Autumn Squash Pasta

From Recipes from America’s Small Farms 

3 to 4 lbs. acorn or butternut squash

1 lb. ziti or penne

½ cup olive oil

2 TBSP unsalted butter

2 large leeks, cleaned and coarsely chopped

½ small onion, chopped

1 garlic clove, chopped

½ to 1 tsp coarse sea salt or to taste

Freshly milled black pepper

½ cup dry white wine or water

1/3 cup grated parmesan cheese

1 TBSP chopped fresh parsley

Preheat oven to 350F.

Cut the squash in half, scoop out the seeds and discard.  Place the squash cut side down, in 1 inch of water in a 9 x 13 baking dish.  Bake for 45 to 50 minutes, until tender.  Set aside until just cool enough to handle.  Then scoop squash pulp out from skins.

Meanwhile, cook the pasta in boiling salted water for 2 to 3 less than the cooking time on the package; drain and set aside.

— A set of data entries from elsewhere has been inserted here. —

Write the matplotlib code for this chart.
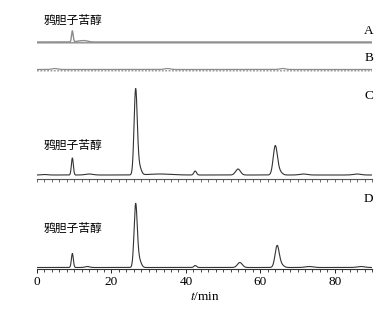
import numpy as np
import matplotlib
matplotlib.use("Agg")
import matplotlib.pyplot as plt

plt.rcParams['font.family'] = ['Liberation Serif', 'Noto Sans CJK SC']
plt.rcParams['mathtext.fontset'] = 'stix'

# --- peak tables: retention time (min), height, width ---
peaks_a_t = [9.5, 11.5, 13.0]
peaks_a_h = [11, 1, 1]
peaks_a_w = [0.22, 1.0, 0.8]

peaks_b_t = [4.8, 35.0, 66.0]
peaks_b_h = [1, 1, 1]
peaks_b_w = [0.8, 0.8, 0.8]

peaks_c_t = [2.0, 9.5, 14.0, 26.5, 27.4, 33.0, 42.5, 54.0, 64.0, 65.0, 71.5, 86.0]
peaks_c_h = [0.5, 17, 1, 84, 9, 1, 4, 6, 28, 4, 1, 1]
peaks_c_w = [0.8, 0.26, 1.0, 0.42, 0.55, 3.0, 0.35, 0.65, 0.55, 0.7, 1.0, 1.0]

peaks_d_t = [9.5, 13.5, 26.5, 27.4, 42.5, 54.5, 64.5, 65.5, 73.0, 87.0]
peaks_d_h = [14, 1, 62, 8, 2, 5, 21, 3, 1, 1]
peaks_d_w = [0.26, 0.6, 0.42, 0.55, 0.35, 0.65, 0.55, 0.7, 1.0, 1.0]

compound = "鸦胆子苦醇"
xticks = [0, 20, 40, 60, 80]

t = np.linspace(0, 90, 2701)


def trace(times, heights, widths):
    y = np.zeros_like(t)
    for tt, h, w in zip(times, heights, widths):
        y += h * np.exp(-0.5 * ((t - tt) / w) ** 2)
    return y


W, H = 388, 311
fig = plt.figure(figsize=(W / 100, H / 100), dpi=100)
left = 37 / W
width = 335 / W


def add_ax(top_px, bottom_px):
    return fig.add_axes([left, 1 - bottom_px / H, width, (bottom_px - top_px) / H])


ax_ab = add_ax(20, 75)
ax_c = add_ax(84, 179)
ax_d = add_ax(195, 269)

for ax in (ax_ab, ax_c, ax_d):
    ax.set_xlim(0, 90)
    for s in ('left', 'right', 'top'):
        ax.spines[s].set_visible(False)
    ax.set_yticks([])
    ax.patch.set_alpha(0)

ax_ab.set_ylim(0, 55)
ax_c.set_ylim(0, 95)
ax_d.set_ylim(0, 74)

line_col = '#333333'
grey = '#8c8c8c'

# A
ya = trace(peaks_a_t, peaks_a_h, peaks_a_w)
ax_ab.plot(t, 33 + ya, color=grey, lw=1.0)
ax_ab.plot(t, 32.2 + ya * 0, color=grey, lw=1.0)
# B
yb = trace(peaks_b_t, peaks_b_h, peaks_b_w)
ax_ab.plot(t, 5.5 + yb, color=grey, lw=0.9)
ax_ab.plot(t, 4.2 + yb * 0, color=grey, lw=0.9, ls=(0, (1.5, 1.2)))
ax_ab.spines['bottom'].set_visible(False)
ax_ab.set_xticks([])

# C
yc = trace(peaks_c_t, peaks_c_h, peaks_c_w)
ax_c.plot(t, 4 + yc, color=line_col, lw=0.8)
ax_c.spines['bottom'].set_color('#555555')
ax_c.spines['bottom'].set_linewidth(0.8)
ax_c.set_xticks(np.arange(0, 91, 2))
ax_c.set_xticklabels([])
ax_c.tick_params(axis='x', length=2, width=0.6, colors='#555555')

# D
yd = trace(peaks_d_t, peaks_d_h, peaks_d_w)
ax_d.plot(t, 1.5 + yd, color=line_col, lw=0.8)
ax_d.spines['bottom'].set_color('#333333')
ax_d.spines['bottom'].set_linewidth(0.8)
ax_d.set_xticks(xticks)
ax_d.set_xticks(np.arange(0, 91, 2), minor=True)
ax_d.tick_params(axis='x', which='major', length=3, width=0.6, labelsize=9.5, pad=2)
ax_d.tick_params(axis='x', which='minor', length=2, width=0.5)
ax_d.set_xlabel('$t$/min', fontsize=9.5, labelpad=2)

# labels
cjk = ['Noto Sans CJK SC']
ax_ab.text(9.6, 55, compound, family=cjk, fontsize=8.5, ha='center', va='center', clip_on=False)
ax_c.text(9.6, 34, compound, family=cjk, fontsize=8.5, ha='center', va='center')
ax_d.text(9.6, 41, compound, family=cjk, fontsize=8.5, ha='center', va='center')

ax_ab.text(89.1, 44, 'A', fontsize=9.5, ha='center', va='center')
ax_ab.text(89.1, 17, 'B', fontsize=9.5, ha='center', va='center')
ax_c.text(89.1, 83, 'C', fontsize=9.5, ha='center', va='center')
ax_d.text(89.1, 70, 'D', fontsize=9.5, ha='center', va='center')

fig.savefig('out.png', dpi=100)
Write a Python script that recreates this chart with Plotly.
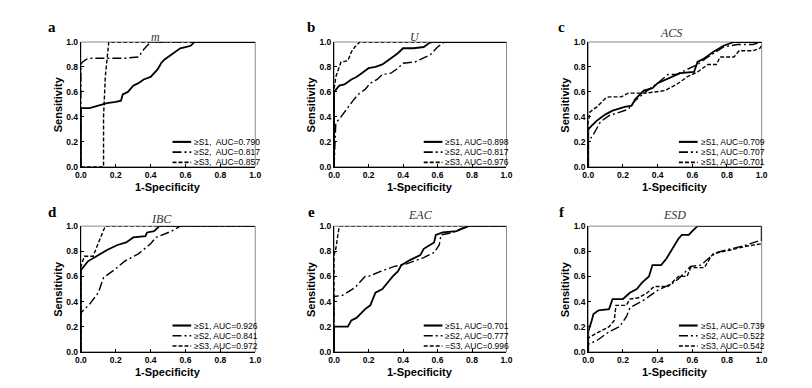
import plotly.graph_objects as go

# ---- data (1-Specificity, Sensitivity) ----
a_s1_x = [0, 0, 0.05, 0.1, 0.15, 0.2, 0.23, 0.24, 0.27, 0.3, 0.33, 0.36, 0.4, 0.42, 0.44, 0.46, 0.48, 0.51, 0.54, 0.57, 0.6, 0.63, 0.65, 1.0]
a_s1_y = [0, 0.47, 0.47, 0.49, 0.51, 0.52, 0.53, 0.58, 0.6, 0.65, 0.67, 0.7, 0.72, 0.75, 0.78, 0.83, 0.86, 0.89, 0.92, 0.95, 0.96, 0.97, 1.0, 1.0]
a_s2_x = [0, 0, 0.01, 0.03, 0.06, 0.15, 0.25, 0.33, 0.36, 0.4, 1.0]
a_s2_y = [0, 0.82, 0.84, 0.86, 0.87, 0.87, 0.87, 0.88, 0.94, 1.0, 1.0]
a_s3_x = [0, 0.13, 0.13, 0.14, 0.16, 1.0]
a_s3_y = [0, 0, 0.4, 0.72, 1.0, 1.0]

b_s1_x = [0, 0, 0.03, 0.06, 0.1, 0.13, 0.16, 0.2, 0.24, 0.28, 0.31, 0.34, 0.37, 0.4, 0.46, 0.52, 0.55, 0.57, 1.0]
b_s1_y = [0, 0.6, 0.65, 0.66, 0.7, 0.72, 0.75, 0.79, 0.8, 0.82, 0.85, 0.88, 0.91, 0.95, 0.95, 0.96, 0.99, 1.0, 1.0]
b_s2_x = [0, 0.01, 0.04, 0.08, 0.11, 0.14, 0.18, 0.21, 0.25, 0.28, 0.33, 0.37, 0.4, 0.47, 0.52, 0.56, 0.6, 0.64, 1.0]
b_s2_y = [0, 0.35, 0.4, 0.48, 0.53, 0.58, 0.62, 0.67, 0.7, 0.74, 0.75, 0.79, 0.83, 0.84, 0.87, 0.9, 0.96, 1.0, 1.0]
b_s3_x = [0, 0, 0.01, 0.03, 0.04, 0.08, 0.1, 0.12, 0.15, 1.0]
b_s3_y = [0, 0.62, 0.72, 0.8, 0.84, 0.85, 0.92, 0.96, 1.0, 1.0]

c_s1_x = [0, 0, 0.02, 0.05, 0.08, 0.1, 0.14, 0.21, 0.25, 0.27, 0.32, 0.37, 0.4, 0.47, 0.53, 0.61, 0.63, 0.67, 0.72, 0.78, 0.84, 1.0]
c_s1_y = [0, 0.3, 0.33, 0.37, 0.4, 0.42, 0.45, 0.48, 0.49, 0.54, 0.61, 0.63, 0.67, 0.71, 0.75, 0.76, 0.84, 0.87, 0.92, 0.97, 1.0, 1.0]
c_s2_x = [0, 0, 0.03, 0.07, 0.12, 0.23, 0.27, 0.34, 0.4, 0.46, 0.51, 0.57, 0.63, 0.69, 0.78, 0.86, 0.95, 1.0]
c_s2_y = [0, 0.2, 0.26, 0.36, 0.41, 0.46, 0.53, 0.61, 0.67, 0.74, 0.74, 0.78, 0.82, 0.88, 0.96, 0.98, 0.98, 1.0]
c_s3_x = [0, 0, 0.01, 0.05, 0.1, 0.12, 0.19, 0.23, 0.33, 0.44, 0.51, 0.57, 0.63, 0.69, 0.74, 0.76, 0.84, 0.87, 0.95, 0.99, 1.0]
c_s3_y = [0, 0.36, 0.44, 0.48, 0.55, 0.56, 0.56, 0.59, 0.59, 0.61, 0.66, 0.72, 0.76, 0.82, 0.82, 0.88, 0.88, 0.93, 0.93, 0.95, 0.97]

d_s1_x = [0, 0, 0.04, 0.09, 0.15, 0.21, 0.26, 0.3, 0.37, 0.38, 0.42, 0.45, 1.0]
d_s1_y = [0, 0.65, 0.72, 0.76, 0.81, 0.85, 0.87, 0.91, 0.92, 0.95, 0.96, 1.0, 1.0]
d_s2_x = [0, 0, 0.05, 0.1, 0.13, 0.19, 0.25, 0.33, 0.4, 0.43, 0.52, 0.57, 1.0]
d_s2_y = [0, 0.31, 0.38, 0.47, 0.59, 0.65, 0.72, 0.78, 0.86, 0.91, 0.96, 1.0, 1.0]
d_s3_x = [0, 0, 0.02, 0.07, 0.11, 0.14, 1.0]
d_s3_y = [0, 0.68, 0.76, 0.76, 0.9, 1.0, 1.0]

e_s1_x = [0, 0, 0.08, 0.1, 0.13, 0.15, 0.18, 0.21, 0.23, 0.24, 0.28, 0.31, 0.34, 0.37, 0.39, 0.44, 0.5, 0.52, 0.56, 0.58, 0.59, 0.63, 0.71, 0.75, 0.78, 1.0]
e_s1_y = [0, 0.2, 0.2, 0.25, 0.27, 0.3, 0.34, 0.37, 0.43, 0.47, 0.5, 0.55, 0.6, 0.64, 0.69, 0.73, 0.77, 0.82, 0.85, 0.87, 0.93, 0.95, 0.96, 0.98, 1.0, 1.0]
e_s2_x = [0, 0, 0.05, 0.12, 0.18, 0.2, 0.27, 0.35, 0.42, 0.52, 0.58, 0.61, 0.62, 0.69, 0.77, 1.0]
e_s2_y = [0, 0.44, 0.45, 0.51, 0.6, 0.6, 0.64, 0.68, 0.7, 0.75, 0.79, 0.85, 0.93, 0.95, 1.0, 1.0]
e_s3_x = [0, 0, 0.01, 0.02, 0.03, 1.0]
e_s3_y = [0, 0.77, 0.82, 0.9, 1.0, 1.0]

f_s1_x = [0, 0, 0.02, 0.03, 0.06, 0.12, 0.14, 0.2, 0.24, 0.28, 0.31, 0.35, 0.37, 0.42, 0.45, 0.48, 0.52, 0.54, 0.58, 0.6, 0.63, 1.0, 1.0]
f_s1_y = [0, 0.16, 0.25, 0.3, 0.33, 0.34, 0.42, 0.42, 0.47, 0.5, 0.55, 0.6, 0.69, 0.69, 0.74, 0.81, 0.9, 0.93, 0.93, 0.96, 1.0, 1.0, 0.88]
f_s2_x = [0, 0, 0.05, 0.12, 0.18, 0.22, 0.24, 0.33, 0.4, 0.48, 0.52, 0.56, 0.59, 0.65, 0.7, 0.74, 0.82, 0.91, 1.0]
f_s2_y = [0, 0.06, 0.09, 0.16, 0.2, 0.28, 0.35, 0.42, 0.49, 0.54, 0.58, 0.64, 0.68, 0.69, 0.75, 0.79, 0.82, 0.85, 0.89]
f_s3_x = [0, 0, 0.05, 0.12, 0.15, 0.16, 0.22, 0.24, 0.29, 0.34, 0.38, 0.46, 0.52, 0.57, 0.59, 0.67, 0.7, 0.72, 0.82, 0.91, 1.0]
f_s3_y = [0, 0.11, 0.15, 0.2, 0.25, 0.37, 0.37, 0.42, 0.43, 0.47, 0.52, 0.52, 0.6, 0.6, 0.67, 0.67, 0.74, 0.78, 0.81, 0.84, 0.86]

panel_letters = ["a", "b", "c", "d", "e", "f"]
panel_titles = ["m", "U", "ACS", "IBC", "EAC", "ESD"]
legend_labels = [
    ["≥S1,  AUC=0.790", "≥S2,  AUC=0.817", "≥S3,  AUC=0.857"],
    ["≥S1, AUC=0.898", "≥S2, AUC=0.817", "≥S3, AUC=0.976"],
    ["≥S1, AUC=0.709", "≥S1, AUC=0.707", "≥S1, AUC=0.701"],
    ["≥S1, AUC=0.926", "≥S2, AUC=0.841", "≥S3, AUC=0.972"],
    ["≥S1, AUC=0.701", "≥S2, AUC=0.777", "=S3, AUC=0.996"],
    ["≥S1, AUC=0.739", "≥S2, AUC=0.522", "≥S3, AUC=0.542"],
]
curves = [
    [(a_s1_x, a_s1_y), (a_s2_x, a_s2_y), (a_s3_x, a_s3_y)],
    [(b_s1_x, b_s1_y), (b_s2_x, b_s2_y), (b_s3_x, b_s3_y)],
    [(c_s1_x, c_s1_y), (c_s2_x, c_s2_y), (c_s3_x, c_s3_y)],
    [(d_s1_x, d_s1_y), (d_s2_x, d_s2_y), (d_s3_x, d_s3_y)],
    [(e_s1_x, e_s1_y), (e_s2_x, e_s2_y), (e_s3_x, e_s3_y)],
    [(f_s1_x, f_s1_y), (f_s2_x, f_s2_y), (f_s3_x, f_s3_y)],
]

W, H = 812, 388
col_px = [(76, 253), (333, 508), (591, 767)]
row_px = [(38, 166), (227, 356)]
letter_dx = [29, 23, 27]                        # letter centre, px left of the y axis
title_x = [0.43, 0.47, 0.48, 0.46, 0.5, 0.5]    # panel title centre, in axis fraction
title_dy = [5, 5, 9, 7, 11, 11]                 # panel title centre, px above the top
legend_rows = [[25.5, 15, 4.5], [27, 16.5, 6]]  # px above the x axis
dashes = ["solid", "9px,3px,2px,3px", "4px,2px"]
widths = [1.8, 1.4, 1.4]
SANS = "Arial, Liberation Sans, sans-serif"
SERIF = "Times New Roman, Liberation Serif, serif"

fig = go.Figure()
layout = dict(width=W, height=H, margin=dict(l=0, r=0, t=0, b=0),
              paper_bgcolor="white", plot_bgcolor="white", showlegend=False)
annotations = []
shapes = []
bold11 = dict(family=SANS, size=11, color="black", weight="bold")

for i in range(6):
    r, c = divmod(i, 3)
    n = "" if i == 0 else str(i + 1)
    x0, x1 = col_px[c][0] / W, col_px[c][1] / W
    y0, y1 = 1 - row_px[r][1] / H, 1 - row_px[r][0] / H
    pw = col_px[c][1] - col_px[c][0]
    ph = row_px[r][1] - row_px[r][0]
    xd, yd = "x" + n + " domain", "y" + n + " domain"

    for k, (xs, ys) in enumerate(curves[i]):
        fig.add_trace(go.Scatter(
            x=xs, y=ys, mode="lines", name=legend_labels[i][k],
            line=dict(color="black", width=widths[k], dash=dashes[k]),
            xaxis="x" + n, yaxis="y" + n))
        # legend entry: short line sample + label, bottom right inside the panel
        ly = legend_rows[r][k] / ph
        shapes.append(dict(type="line", xref=xd, yref=yd, x0=1 - 84 / pw, x1=1 - 65 / pw,
                           y0=ly, y1=ly, line=dict(color="black", width=widths[k] + 0.3, dash=dashes[k])))
        annotations.append(dict(text=legend_labels[i][k], xref=xd, yref=yd, x=1 - 63 / pw, y=ly,
                                xanchor="left", yanchor="middle", showarrow=False, borderpad=0,
                                font=dict(family=SANS, size=8.5, color="black")))

    axis_common = dict(range=[0, 1], tickvals=[0, 0.2, 0.4, 0.6, 0.8, 1.0],
                       ticktext=["0.0", "0.2", "0.4", "0.6", "0.8", "1.0"],
                       showgrid=False, zeroline=False, showline=True,
                       linecolor="black", linewidth=1.2, ticks="inside",
                       ticklen=3, tickwidth=1, tickcolor="black",
                       tickfont=dict(family=SANS, size=8.5, color="black", weight="bold"))
    layout["xaxis" + n] = dict(axis_common, domain=[x0, x1], anchor="y" + n)
    layout["yaxis" + n] = dict(axis_common, domain=[y0, y1], anchor="x" + n)

    shapes.append(dict(type="rect", xref=xd, yref=yd, x0=0, x1=1, y0=0, y1=1,
                       line=dict(color="#8a8a8a", width=1), layer="below"))
    annotations.append(dict(text="1-Specificity", xref=xd, yref=yd, x=0.5, y=0,
                            xanchor="center", yanchor="middle", yshift=-20,
                            showarrow=False, borderpad=0, font=bold11))
    annotations.append(dict(text="Sensitivity", xref=xd, yref=yd, x=0, y=0.5,
                            xanchor="center", yanchor="middle", xshift=-23, textangle=-90,
                            showarrow=False, borderpad=0, font=bold11))
    annotations.append(dict(text=panel_letters[i], xref="paper", yref="paper",
                            x=x0 - letter_dx[c] / W, y=y1 + 15 / H, xanchor="center", yanchor="middle",
                            showarrow=False,
                            font=dict(family=SERIF, size=15, color="black", weight="bold")))
    annotations.append(dict(text=panel_titles[i], xref=xd, yref=yd,
                            x=title_x[i], y=1.0, xanchor="center", yanchor="middle", yshift=title_dy[i],
                            showarrow=False, borderpad=0,
                            font=dict(family=SERIF, size=12, color="#333333", style="italic")))

layout["annotations"] = annotations
layout["shapes"] = shapes
fig.update_layout(**layout)

fig.write_html("out.html", config={"displayModeBar": False},
               post_script="document.body.style.margin='0px';")
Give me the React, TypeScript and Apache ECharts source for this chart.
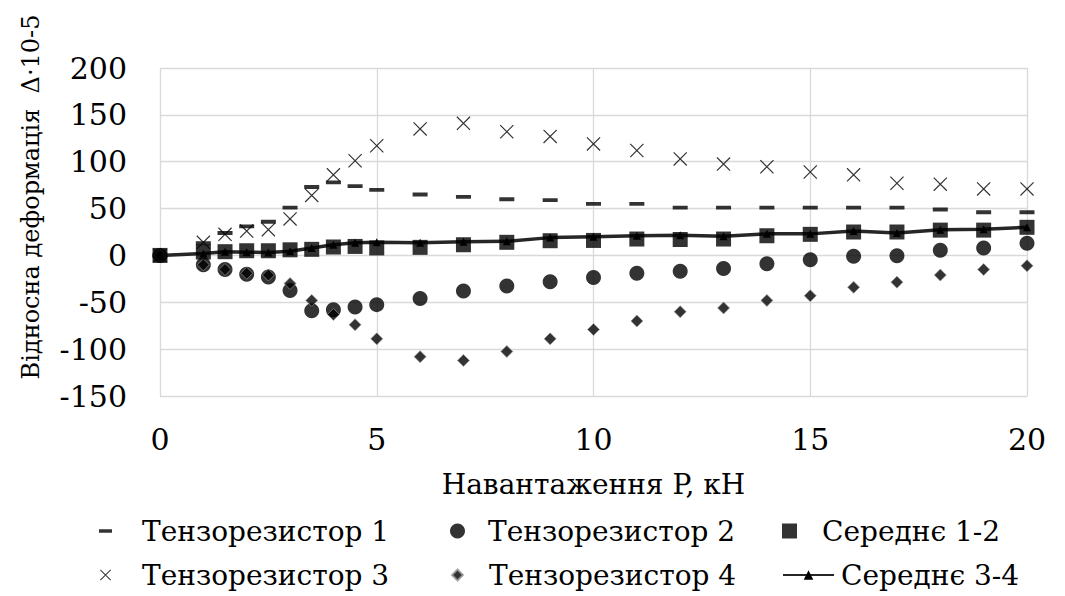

Heat the oil and butter in a large pot over low heat.  Add the leeks, onion, garlic, sea salt, and pepper.  Sauté until the onion is translucent and leeks have become pliable, making sure the garlic does not burn.  Add the squash and wine, stirring until a thick sauce is formed.  Fold in the cooked pasta; taste and adjust seasonings.  Spoon back into the baking dish; sprinkle with the cheese. 

Bake for 20 to 30 minutes, until the cheese browns.  Sprinkle with the parsley and enjoy.